Their last year together was a good one, she said. They were closer than they had ever been – happier than they had ever been, she said. Perhaps that was the problem.
On the morning of Feb. 4, he told Crystal he wasn’t feeling well, so she took the family car to drop the kids at school and go to work.
Hours later, he walked six minutes from their home to a trash bin surrounded on three sides by walls and located a safe distance away from the back end of a Fallas Paredes Discount Store at Coors and Central NW.
It was a safe place, she said, to blow himself up.
“He knew what he was doing,” she said.
The explosion shook businesses and homes up to two miles away, blackened and dented the trash bin and tore apart the walls that surrounded it.
It almost surely killed Greg instantly. He was 32.
He left behind two letters – one for Crystal, the other for whoever would find what remained of him.
The latter was to make clear that he had intended to take his life, she said.

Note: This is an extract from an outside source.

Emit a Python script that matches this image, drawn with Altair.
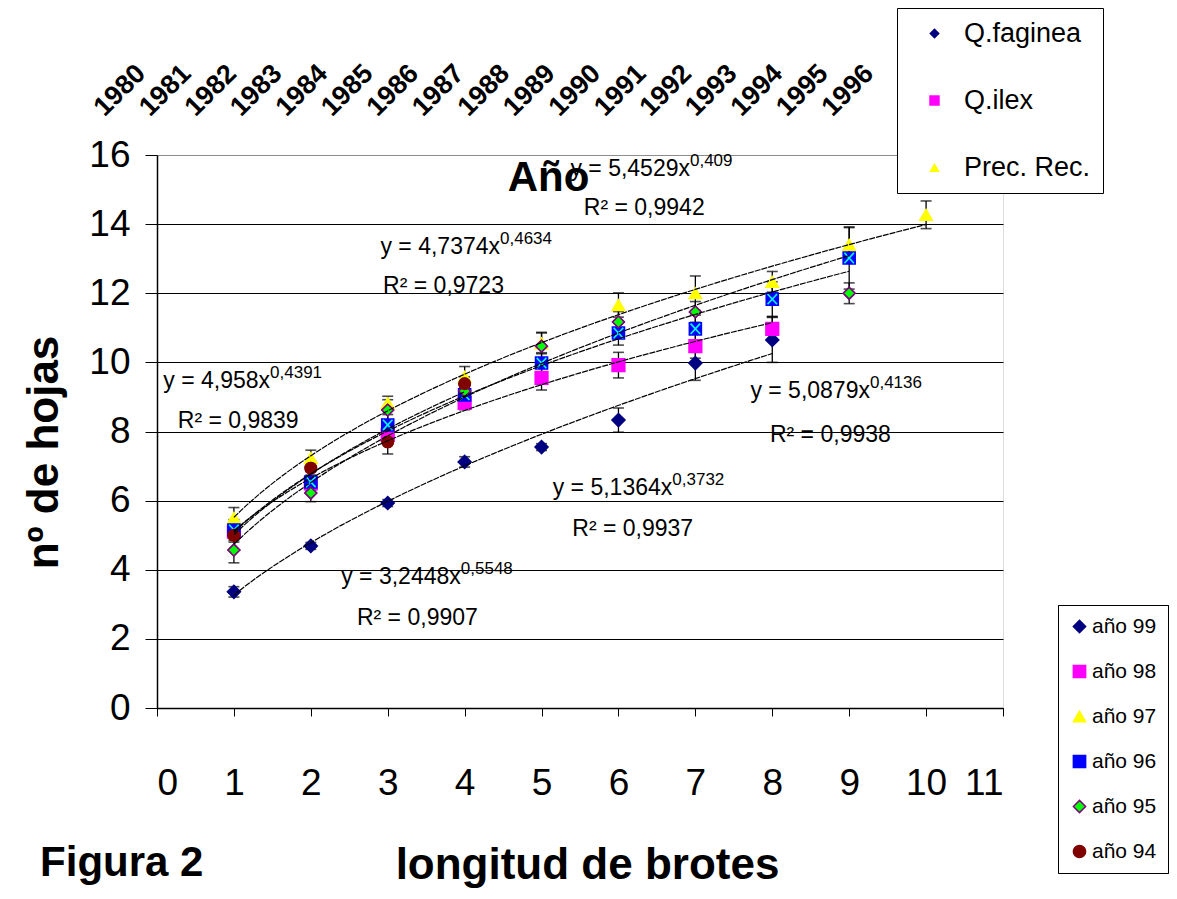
import altair as alt
import pandas as pd

FONT = "Liberation Sans"

# ---- data ----
series = ["año 99", "año 98", "año 97", "año 96", "año 95", "año 94"]
especies = ["Q.faginea", "Q.ilex", "Prec. Rec."]

x99 = [1, 2, 3, 4, 5, 6, 7, 8]
y99 = [3.36, 4.69, 5.93, 7.12, 7.55, 8.33, 9.98, 10.65]
e99 = [0.15, 0.1, 0.1, 0.15, 0.1, 0.35, 0.5, 0.65]

x98 = [1, 2, 3, 4, 5, 6, 7, 8]
y98 = [5.1, 6.5, 7.9, 8.83, 9.55, 9.92, 10.47, 10.97]
e98 = [0.2, 0.2, 0.25, 0.2, 0.35, 0.37, 0.35, 0.35]

x97 = [1, 2, 3, 4, 5, 6, 7, 8, 9, 10]
y97 = [5.5, 7.23, 8.82, 9.58, 10.55, 11.66, 12.0, 12.33, 13.4, 14.27]
e97 = [0.3, 0.23, 0.2, 0.3, 0.3, 0.35, 0.5, 0.3, 0.5, 0.4]

x96 = [1, 2, 3, 4, 5, 6, 7, 8, 9]
y96 = [5.15, 6.54, 8.19, 9.06, 9.98, 10.85, 10.97, 11.83, 13.02]
e96 = [0.3, 0.3, 0.3, 0.3, 0.3, 0.35, 0.4, 0.5, 0.9]

x95 = [1, 2, 3, 4, 5, 6, 7, 9]
y95 = [4.57, 6.22, 8.62, 9.17, 10.47, 11.17, 11.46, 12.0]
e95 = [0.37, 0.25, 0.3, 0.2, 0.4, 0.3, 0.3, 0.3]

x94 = [1, 2, 3, 4]
y94 = [5.0, 6.94, 7.7, 9.38]
e94 = [0.2, 0.2, 0.35, 0.2]

years = list(range(1980, 1997))

eq_main = ["y = 5,4529x", "y = 4,7374x", "y = 4,958x", "y = 5,0879x", "y = 5,1364x", "y = 3,2448x"]
eq_exp = ["0,409", "0,4634", "0,4391", "0,4136", "0,3732", "0,5548"]
eq_r2 = ["R² = 0,9942", "R² = 0,9723", "R² = 0,9839", "R² = 0,9938", "R² = 0,9937", "R² = 0,9907"]
# annotation anchors (data units)
eq_x = [6.93, 4.46, 1.47, 9.27, 6.70, 3.95]
eq_y = [15.39, 13.14, 9.26, 8.97, 6.16, 3.59]
r2_x = [5.55, 2.94, 0.27, 7.97, 5.40, 2.60]
r2_y = [14.26, 12.01, 8.10, 7.70, 4.98, 2.40]

fig_label = ["Figura 2"]
fig_x = [-1.52]
fig_y = [-4.86]

# ---- build tables ----
xs = [x99, x98, x97, x96, x95, x94]
ys = [y99, y98, y97, y96, y95, y94]
es = [e99, e98, e97, e96, e95, e94]
esp_map = {"año 99": "Q.faginea", "año 98": "Q.ilex", "año 97": "Prec. Rec."}
rows = []
for s, xx, yy, ee in zip(series, xs, ys, es):
    for a, b, c in zip(xx, yy, ee):
        rows.append({"serie": s, "x": a, "y": b, "lo": b - c, "hi": b + c,
                     "especie": esp_map.get(s, "")})
df = pd.DataFrame(rows)
df_esp = df[df["especie"] != ""]
df96 = df[df["serie"] == "año 96"]

ann = pd.DataFrame({"x": eq_x, "y": eq_y, "main": eq_main, "exp": eq_exp})
ann_r2 = pd.DataFrame({"x": r2_x, "y": r2_y, "r2": eq_r2})
fig_df = pd.DataFrame({"x": fig_x, "y": fig_y, "t": fig_label})
yr_df = pd.DataFrame({"anio": years})

# ---- encodings ----
x_axis = alt.Axis(values=list(range(0, 12)), format="d", labelFont=FONT, labelFontSize=37,
                  labelColor="black", labelPadding=49, tickSize=8, tickColor="black",
                  domainColor="black", domainWidth=1.5, grid=False,
                  titleFont=FONT, titleFontSize=44, titleFontWeight="bold", titleColor="black",
                  titleX=430, titleY=170, titleAlign="center", titleBaseline="alphabetic")
y_axis = alt.Axis(values=list(range(0, 17, 2)), format="d", labelFont=FONT, labelFontSize=37,
                  labelColor="black", labelPadding=15, tickSize=12, tickColor="black",
                  domainColor="black", domainWidth=1.5, grid=True,
                  gridColor={"condition": {"test": "datum.value >= 16", "value": "#8c8c8c"},
                             "value": "black"},
                  gridWidth=1.2,
                  titleFont=FONT, titleFontSize=44, titleFontWeight="bold", titleColor="black",
                  titleAngle=270, titleX=-100, titleY=297, titleAlign="center",
                  titleBaseline="alphabetic")
xs_scale = alt.Scale(domain=[0, 11], nice=False, zero=False)
ys_scale = alt.Scale(domain=[0, 16], nice=False, zero=False)


def X(f):
    return alt.X(f"{f}:Q", scale=xs_scale, axis=x_axis, title="longitud de brotes")


def Y(f):
    return alt.Y(f"{f}:Q", scale=ys_scale, axis=y_axis, title="nº de hojas")


x_path = "M-0.55,-0.6L0.55,0.6 M-0.55,0.6L0.55,-0.6"
fill_range = ["#000080", "#FF00FF", "#FFFF00", "#0000FF", "#00FF00", "#800000"]
stroke_range = ["#000080", "#FF00FF", "#FFFF00", "#0000FF", "#800080", "#800000"]
shape_range = ["diamond", "square", "triangle-up", "square", "diamond", "circle"]
size_range = [170, 130, 210, 300, 170, 150]

leg_serie = alt.Legend(title=None, orient="none", legendX=901, legendY=450,
                       strokeColor="black", fillColor="white", padding=11,
                       labelFont=FONT, labelFontSize=21, labelColor="black",
                       rowPadding=23, symbolSize=150, symbolStrokeWidth=1.5, labelOffset=2)
leg_esp = alt.Legend(title=None, orient="none", legendX=740, legendY=-147,
                     strokeColor="black", fillColor="white", padding=12,
                     labelFont=FONT, labelFontSize=27, labelColor="black",
                     rowPadding=39, symbolSize=110, symbolStrokeWidth=0,
                     symbolOffset=12, labelOffset=16)

base = alt.Chart(df)

err_rule = base.mark_rule(color="black", strokeWidth=1.3).encode(x=X("x"), y=Y("lo"), y2="hi:Q")
err_caps = base.transform_fold(["lo", "hi"], as_=["k", "v"]).mark_tick(
    orient="horizontal", size=11, thickness=1.6, color="black").encode(x=X("x"), y=Y("v"))

size_enc = alt.Size("serie:N", scale=alt.Scale(domain=series, range=size_range), legend=None)

pts_esp = alt.Chart(df_esp).mark_point(filled=True, opacity=1).encode(
    x=X("x"), y=Y("y"),
    fill=alt.Fill("especie:N", scale=alt.Scale(domain=especies, range=fill_range[:3]), legend=leg_esp),
    shape=alt.Shape("especie:N", scale=alt.Scale(domain=especies, range=shape_range[:3]), legend=leg_esp),
    size=size_enc,
)

pts = base.mark_point(filled=True, opacity=1, strokeWidth=1.5).encode(
    x=X("x"), y=Y("y"),
    fill=alt.Fill("serie:N", scale=alt.Scale(domain=series, range=fill_range), legend=leg_serie),
    stroke=alt.Stroke("serie:N", scale=alt.Scale(domain=series, range=stroke_range), legend=leg_serie),
    shape=alt.Shape("serie:N", scale=alt.Scale(domain=series, range=shape_range), legend=leg_serie),
    size=size_enc,
)

# cyan cross drawn inside the blue squares of "año 96"
cross96 = alt.Chart(df96).mark_point(shape=x_path, filled=False, size=300, color="#00FFFF",
                                     strokeWidth=1.6, opacity=1).encode(x=X("x"), y=Y("y"))

# pts 95/94 on top of the 96 crosses
pts_top = alt.Chart(df[df["serie"].isin(["año 95", "año 94"])]).mark_point(
    filled=True, opacity=1, strokeWidth=1.5).encode(
    x=X("x"), y=Y("y"),
    fill=alt.Fill("serie:N", scale=alt.Scale(domain=series, range=fill_range), legend=leg_serie),
    stroke=alt.Stroke("serie:N", scale=alt.Scale(domain=series, range=stroke_range), legend=leg_serie),
    shape=alt.Shape("serie:N", scale=alt.Scale(domain=series, range=shape_range), legend=leg_serie),
    size=size_enc,
)

lines = base.transform_regression("x", "y", groupby=["serie"], method="pow").mark_line(
    color="black", strokeWidth=1.2, strokeDash=[6, 1]).encode(
    x=X("x"), y=Y("y"), detail="serie:N")

t_main = alt.Chart(ann).mark_text(align="right", baseline="alphabetic", font=FONT,
                                  fontSize=23, color="black").encode(x=X("x"), y=Y("y"), text="main:N")
t_exp = alt.Chart(ann).mark_text(align="left", baseline="alphabetic", font=FONT, dy=-10,
                                 fontSize=17, color="black").encode(x=X("x"), y=Y("y"), text="exp:N")
t_r2 = alt.Chart(ann_r2).mark_text(align="left", baseline="alphabetic", font=FONT,
                                   fontSize=23, color="black").encode(x=X("x"), y=Y("y"), text="r2:N")
t_fig = alt.Chart(fig_df).mark_text(align="left", baseline="alphabetic", font=FONT,
                                    fontSize=42, fontWeight="bold", color="black").encode(
    x=X("x"), y=Y("y"), text="t:N")

inner = alt.layer(err_rule, err_caps, pts_esp, pts, cross96, pts_top, lines,
                  t_main, t_exp, t_r2, t_fig).resolve_scale(
    fill="independent", shape="independent", stroke="independent")

yr_axis = alt.Axis(orient="top", values=years, format="d", labelAngle=315, labelAlign="left",
                   labelBaseline="alphabetic", labelFlush=False, labelOverlap=False,
                   labelOffset=-53, labelPadding=38, ticks=False, tickSize=0, domain=False,
                   grid=False, labelFont=FONT, labelFontSize=27, labelFontWeight="bold",
                   labelColor="black", title="Año", titleX=391, titleY=35, titleAlign="center",
                   titleBaseline="alphabetic", titleFont=FONT, titleFontSize=42,
                   titleFontWeight="bold", titleColor="black", zindex=1)
yr_layer = alt.Chart(yr_df).mark_point(opacity=0).encode(
    x=alt.X("anio:Q", scale=alt.Scale(domain=[1980, 1998.593], nice=False, zero=False),
            axis=yr_axis, title="Año"))

chart = alt.layer(inner, yr_layer).resolve_scale(x="independent").properties(
    width=846, height=553,
    autosize=alt.AutoSizeParams(type="none"),
    padding={"left": 149, "top": 147, "right": 166, "bottom": 182},
).configure_view(stroke="#8c8c8c", strokeWidth=1.2).configure(background="white")

chart.save("out.html", embed_options={"renderer": "svg", "actions": False})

The letter to her, she said, thanked her for giving him a wonderful life – so wonderful that he could not bear for it to be diminished again by his addiction. He couldn’t put her through that again. She was better off without him. The kids were young enough to get over him.
He was wrong about all of that, she said.
“I still believe he would have overcome his addiction in time,” she said. “I still believe he was a good man and that we needed him.”
She hopes that you might believe that now, too.